Restate the material word for word and leave out anything that is a picture.

═════ Provided material

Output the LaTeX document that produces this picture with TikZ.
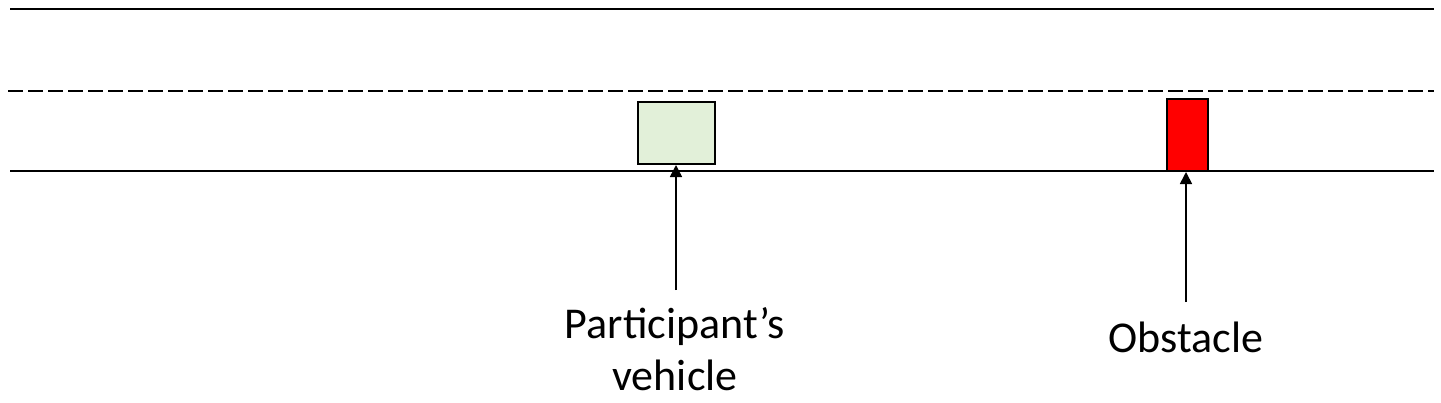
\documentclass[tikz,border=0pt]{standalone}
\usepackage{fontspec}
\setmainfont{Carlito}
\usetikzlibrary{arrows.meta}
\definecolor{vgreen}{HTML}{E2F0D9}
\tikzset{
  road/.style={line width=2pt, black},
  lane/.style={line width=2.3pt, black, dash pattern=on 14.5pt off 5.5pt},
  carbox/.style={draw=black, line width=2pt, fill=vgreen},
  obstbox/.style={draw=black, line width=2pt, fill=red},
  pointer/.style={line width=1.6pt, -{Triangle[length=12pt,width=12pt]}},
  lbl/.style={font=\fontsize{44}{52}\selectfont, align=center, inner sep=0pt}
}
\begin{document}
\begin{tikzpicture}[x=1pt,y=-1pt]
\useasboundingbox (0,0) rectangle (1441,402);
\draw[road] (10,9) -- (1434,9);
\draw[lane] (8,91) -- (1434,91);
\draw[road] (10,171) -- (1434,171);
\node[carbox, minimum width=77pt, minimum height=62pt, inner sep=0pt, anchor=north west] (car) at (637,101) {};
\node[obstbox, minimum width=41pt, minimum height=72pt, inner sep=0pt, anchor=north west] (obs) at (1166,98) {};
\node[lbl] (carlbl) at (675,349) {Participant’s\\vehicle};
\node[lbl] (obslbl) at (1186,337) {Obstacle};
\coordinate (carfoot) at (676,290);
\coordinate (obsfoot) at (1186,302);
\draw[pointer] (carfoot) -- (car.south -| carfoot);
\draw[pointer] (obsfoot) -- (obs.south -| obsfoot);
\end{tikzpicture}
\end{document}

══════════

_Solution to the problem_:
Output the LaTeX document that produces this picture with TikZ.
\documentclass[tikz,border=0pt]{standalone}
\usepackage{fontspec}
\setmainfont{Carlito}
\usetikzlibrary{arrows.meta}
\definecolor{vgreen}{HTML}{E2F0D9}
\tikzset{
  road/.style={line width=2pt, black},
  lane/.style={line width=2.3pt, black, dash pattern=on 14.5pt off 5.5pt},
  carbox/.style={draw=black, line width=2pt, fill=vgreen},
  obstbox/.style={draw=black, line width=2pt, fill=red},
  pointer/.style={line width=1.6pt, -{Triangle[length=12pt,width=12pt]}},
  lbl/.style={font=\fontsize{44}{52}\selectfont, align=center, inner sep=0pt}
}
\begin{document}
\begin{tikzpicture}[x=1pt,y=-1pt]
\useasboundingbox (0,0) rectangle (1441,402);
\draw[road] (10,9) -- (1434,9);
\draw[lane] (8,91) -- (1434,91);
\draw[road] (10,171) -- (1434,171);
\node[carbox, minimum width=77pt, minimum height=62pt, inner sep=0pt, anchor=north west] (car) at (637,101) {};
\node[obstbox, minimum width=41pt, minimum height=72pt, inner sep=0pt, anchor=north west] (obs) at (1166,98) {};
\node[lbl] (carlbl) at (675,349) {Participant’s\\vehicle};
\node[lbl] (obslbl) at (1186,337) {Obstacle};
\coordinate (carfoot) at (676,290);
\coordinate (obsfoot) at (1186,302);
\draw[pointer] (carfoot) -- (car.south -| carfoot);
\draw[pointer] (obsfoot) -- (obs.south -| obsfoot);
\end{tikzpicture}
\end{document}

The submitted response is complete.